Task details> From the first line of the data down to and including the line with "70.4, 69.7, 69.7];", copy everything exactly, leaving out pictures.

Source material>

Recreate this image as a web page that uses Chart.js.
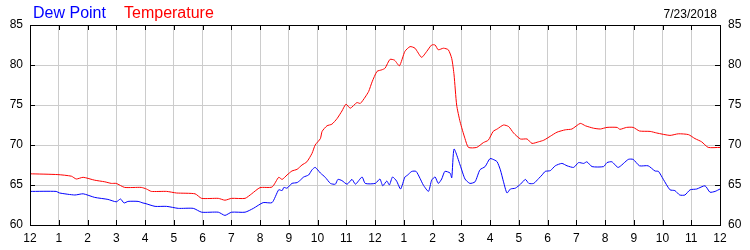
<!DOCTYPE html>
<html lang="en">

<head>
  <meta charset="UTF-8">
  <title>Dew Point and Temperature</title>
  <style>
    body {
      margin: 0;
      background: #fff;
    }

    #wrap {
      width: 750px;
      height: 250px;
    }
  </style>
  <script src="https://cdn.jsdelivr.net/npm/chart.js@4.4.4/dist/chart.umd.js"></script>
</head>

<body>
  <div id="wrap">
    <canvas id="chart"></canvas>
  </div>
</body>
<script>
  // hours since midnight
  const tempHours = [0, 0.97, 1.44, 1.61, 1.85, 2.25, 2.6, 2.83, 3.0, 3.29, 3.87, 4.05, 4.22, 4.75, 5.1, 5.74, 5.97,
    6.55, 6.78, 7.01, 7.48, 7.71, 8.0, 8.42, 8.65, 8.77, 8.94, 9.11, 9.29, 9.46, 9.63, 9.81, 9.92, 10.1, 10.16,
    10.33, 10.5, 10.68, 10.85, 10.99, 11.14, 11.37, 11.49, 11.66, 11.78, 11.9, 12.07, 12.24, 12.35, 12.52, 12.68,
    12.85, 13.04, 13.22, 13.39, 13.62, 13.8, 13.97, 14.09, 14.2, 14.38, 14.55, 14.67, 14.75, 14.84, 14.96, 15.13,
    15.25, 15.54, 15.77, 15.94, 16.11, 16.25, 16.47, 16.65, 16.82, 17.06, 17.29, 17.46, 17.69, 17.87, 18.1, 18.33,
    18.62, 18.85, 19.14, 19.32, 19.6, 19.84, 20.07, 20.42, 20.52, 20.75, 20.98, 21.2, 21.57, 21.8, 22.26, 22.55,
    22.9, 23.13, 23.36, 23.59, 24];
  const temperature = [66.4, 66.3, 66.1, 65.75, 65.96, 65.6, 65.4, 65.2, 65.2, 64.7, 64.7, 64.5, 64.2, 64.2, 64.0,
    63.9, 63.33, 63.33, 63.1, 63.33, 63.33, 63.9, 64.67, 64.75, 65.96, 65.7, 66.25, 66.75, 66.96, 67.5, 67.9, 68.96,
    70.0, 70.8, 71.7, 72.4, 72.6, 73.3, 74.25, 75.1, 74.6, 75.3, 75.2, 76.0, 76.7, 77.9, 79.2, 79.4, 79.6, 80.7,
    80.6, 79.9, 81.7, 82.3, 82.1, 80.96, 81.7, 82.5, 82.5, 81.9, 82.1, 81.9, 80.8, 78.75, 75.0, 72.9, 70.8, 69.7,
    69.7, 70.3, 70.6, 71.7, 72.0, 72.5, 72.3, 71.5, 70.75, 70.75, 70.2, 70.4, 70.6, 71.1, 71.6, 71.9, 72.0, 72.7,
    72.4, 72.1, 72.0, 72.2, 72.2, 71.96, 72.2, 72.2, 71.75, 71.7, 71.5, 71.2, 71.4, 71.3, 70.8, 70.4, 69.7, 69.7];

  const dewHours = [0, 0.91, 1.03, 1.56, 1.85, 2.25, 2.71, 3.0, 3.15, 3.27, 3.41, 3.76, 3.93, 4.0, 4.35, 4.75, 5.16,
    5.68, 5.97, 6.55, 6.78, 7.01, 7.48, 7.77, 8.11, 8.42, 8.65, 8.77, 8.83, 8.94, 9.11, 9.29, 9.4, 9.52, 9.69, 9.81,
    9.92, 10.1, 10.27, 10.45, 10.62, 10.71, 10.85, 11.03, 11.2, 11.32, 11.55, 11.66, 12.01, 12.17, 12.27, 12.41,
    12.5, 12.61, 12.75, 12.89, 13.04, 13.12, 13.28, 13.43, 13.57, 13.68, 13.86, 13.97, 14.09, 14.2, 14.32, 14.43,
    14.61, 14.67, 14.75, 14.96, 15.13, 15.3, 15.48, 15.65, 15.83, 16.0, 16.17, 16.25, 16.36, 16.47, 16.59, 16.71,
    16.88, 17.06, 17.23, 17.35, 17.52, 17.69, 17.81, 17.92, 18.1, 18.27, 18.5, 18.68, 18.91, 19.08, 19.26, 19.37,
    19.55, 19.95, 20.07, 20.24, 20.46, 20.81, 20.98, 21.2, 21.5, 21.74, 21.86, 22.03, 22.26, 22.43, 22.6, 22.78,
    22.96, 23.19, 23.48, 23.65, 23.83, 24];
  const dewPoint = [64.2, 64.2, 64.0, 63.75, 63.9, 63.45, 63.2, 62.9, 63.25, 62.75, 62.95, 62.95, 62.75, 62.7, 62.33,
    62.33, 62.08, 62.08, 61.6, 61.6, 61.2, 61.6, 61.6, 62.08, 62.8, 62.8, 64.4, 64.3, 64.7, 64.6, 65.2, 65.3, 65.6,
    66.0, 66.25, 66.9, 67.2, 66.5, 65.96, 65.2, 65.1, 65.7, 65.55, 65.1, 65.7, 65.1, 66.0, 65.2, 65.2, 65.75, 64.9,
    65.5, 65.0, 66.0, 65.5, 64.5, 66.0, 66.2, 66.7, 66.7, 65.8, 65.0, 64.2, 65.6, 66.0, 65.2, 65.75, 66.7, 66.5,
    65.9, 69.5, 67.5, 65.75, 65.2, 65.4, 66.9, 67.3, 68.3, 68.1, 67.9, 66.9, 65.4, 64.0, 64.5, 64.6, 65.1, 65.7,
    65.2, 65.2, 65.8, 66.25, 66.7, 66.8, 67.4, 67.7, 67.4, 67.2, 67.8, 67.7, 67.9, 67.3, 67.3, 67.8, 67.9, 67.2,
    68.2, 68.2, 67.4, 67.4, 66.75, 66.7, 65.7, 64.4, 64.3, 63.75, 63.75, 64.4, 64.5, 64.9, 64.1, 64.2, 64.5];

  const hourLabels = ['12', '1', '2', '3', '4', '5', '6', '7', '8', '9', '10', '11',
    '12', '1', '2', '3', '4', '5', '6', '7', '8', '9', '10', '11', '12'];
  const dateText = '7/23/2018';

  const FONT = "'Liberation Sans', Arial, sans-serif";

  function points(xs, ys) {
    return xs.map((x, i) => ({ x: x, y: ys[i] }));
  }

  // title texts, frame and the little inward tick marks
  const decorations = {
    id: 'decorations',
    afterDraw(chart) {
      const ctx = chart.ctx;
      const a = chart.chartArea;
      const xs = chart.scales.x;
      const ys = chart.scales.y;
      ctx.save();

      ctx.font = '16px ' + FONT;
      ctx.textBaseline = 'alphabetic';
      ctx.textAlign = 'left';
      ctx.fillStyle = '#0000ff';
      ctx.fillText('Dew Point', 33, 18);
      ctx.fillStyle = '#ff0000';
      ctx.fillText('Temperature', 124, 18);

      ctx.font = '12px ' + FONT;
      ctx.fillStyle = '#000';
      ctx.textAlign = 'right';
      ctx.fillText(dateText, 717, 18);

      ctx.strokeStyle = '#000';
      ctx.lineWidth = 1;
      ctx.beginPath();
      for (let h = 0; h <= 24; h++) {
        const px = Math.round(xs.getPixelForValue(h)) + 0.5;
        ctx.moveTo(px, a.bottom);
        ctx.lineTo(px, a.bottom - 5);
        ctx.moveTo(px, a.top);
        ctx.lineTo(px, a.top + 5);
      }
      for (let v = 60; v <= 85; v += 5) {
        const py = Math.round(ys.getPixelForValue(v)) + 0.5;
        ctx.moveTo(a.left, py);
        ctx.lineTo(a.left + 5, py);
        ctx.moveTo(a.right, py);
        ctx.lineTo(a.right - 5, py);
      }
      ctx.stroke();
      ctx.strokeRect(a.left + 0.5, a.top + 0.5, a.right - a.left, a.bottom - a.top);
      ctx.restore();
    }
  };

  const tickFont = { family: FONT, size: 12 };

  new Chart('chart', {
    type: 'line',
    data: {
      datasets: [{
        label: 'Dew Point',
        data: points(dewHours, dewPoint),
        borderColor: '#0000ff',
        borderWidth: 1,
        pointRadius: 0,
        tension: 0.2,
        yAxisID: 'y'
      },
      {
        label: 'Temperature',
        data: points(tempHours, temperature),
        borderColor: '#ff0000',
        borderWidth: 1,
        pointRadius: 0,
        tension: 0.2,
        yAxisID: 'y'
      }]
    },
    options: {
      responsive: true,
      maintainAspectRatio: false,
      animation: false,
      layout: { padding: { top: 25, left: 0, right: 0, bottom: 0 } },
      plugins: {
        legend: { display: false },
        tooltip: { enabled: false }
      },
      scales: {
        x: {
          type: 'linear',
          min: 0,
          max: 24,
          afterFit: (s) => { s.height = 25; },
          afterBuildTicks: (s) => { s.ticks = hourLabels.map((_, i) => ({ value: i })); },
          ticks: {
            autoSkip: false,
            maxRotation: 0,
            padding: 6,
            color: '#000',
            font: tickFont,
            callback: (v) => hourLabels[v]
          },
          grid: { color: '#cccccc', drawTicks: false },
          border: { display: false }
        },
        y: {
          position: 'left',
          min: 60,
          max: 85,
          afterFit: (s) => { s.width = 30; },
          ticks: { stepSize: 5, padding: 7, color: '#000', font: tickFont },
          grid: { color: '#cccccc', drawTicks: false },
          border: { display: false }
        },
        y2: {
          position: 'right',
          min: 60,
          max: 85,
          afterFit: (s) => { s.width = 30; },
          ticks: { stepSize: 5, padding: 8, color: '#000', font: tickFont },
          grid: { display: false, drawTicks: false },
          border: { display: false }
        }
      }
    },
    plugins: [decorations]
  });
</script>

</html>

Written solution>
Recreate this image as a web page that uses Chart.js.
<!DOCTYPE html>
<html lang="en">

<head>
  <meta charset="UTF-8">
  <title>Dew Point and Temperature</title>
  <style>
    body {
      margin: 0;
      background: #fff;
    }

    #wrap {
      width: 750px;
      height: 250px;
    }
  </style>
  <script src="https://cdn.jsdelivr.net/npm/chart.js@4.4.4/dist/chart.umd.js"></script>
</head>

<body>
  <div id="wrap">
    <canvas id="chart"></canvas>
  </div>
</body>
<script>
  // hours since midnight
  const tempHours = [0, 0.97, 1.44, 1.61, 1.85, 2.25, 2.6, 2.83, 3.0, 3.29, 3.87, 4.05, 4.22, 4.75, 5.1, 5.74, 5.97,
    6.55, 6.78, 7.01, 7.48, 7.71, 8.0, 8.42, 8.65, 8.77, 8.94, 9.11, 9.29, 9.46, 9.63, 9.81, 9.92, 10.1, 10.16,
    10.33, 10.5, 10.68, 10.85, 10.99, 11.14, 11.37, 11.49, 11.66, 11.78, 11.9, 12.07, 12.24, 12.35, 12.52, 12.68,
    12.85, 13.04, 13.22, 13.39, 13.62, 13.8, 13.97, 14.09, 14.2, 14.38, 14.55, 14.67, 14.75, 14.84, 14.96, 15.13,
    15.25, 15.54, 15.77, 15.94, 16.11, 16.25, 16.47, 16.65, 16.82, 17.06, 17.29, 17.46, 17.69, 17.87, 18.1, 18.33,
    18.62, 18.85, 19.14, 19.32, 19.6, 19.84, 20.07, 20.42, 20.52, 20.75, 20.98, 21.2, 21.57, 21.8, 22.26, 22.55,
    22.9, 23.13, 23.36, 23.59, 24];
  const temperature = [66.4, 66.3, 66.1, 65.75, 65.96, 65.6, 65.4, 65.2, 65.2, 64.7, 64.7, 64.5, 64.2, 64.2, 64.0,
    63.9, 63.33, 63.33, 63.1, 63.33, 63.33, 63.9, 64.67, 64.75, 65.96, 65.7, 66.25, 66.75, 66.96, 67.5, 67.9, 68.96,
    70.0, 70.8, 71.7, 72.4, 72.6, 73.3, 74.25, 75.1, 74.6, 75.3, 75.2, 76.0, 76.7, 77.9, 79.2, 79.4, 79.6, 80.7,
    80.6, 79.9, 81.7, 82.3, 82.1, 80.96, 81.7, 82.5, 82.5, 81.9, 82.1, 81.9, 80.8, 78.75, 75.0, 72.9, 70.8, 69.7,
    69.7, 70.3, 70.6, 71.7, 72.0, 72.5, 72.3, 71.5, 70.75, 70.75, 70.2, 70.4, 70.6, 71.1, 71.6, 71.9, 72.0, 72.7,
    72.4, 72.1, 72.0, 72.2, 72.2, 71.96, 72.2, 72.2, 71.75, 71.7, 71.5, 71.2, 71.4, 71.3, 70.8, 70.4, 69.7, 69.7];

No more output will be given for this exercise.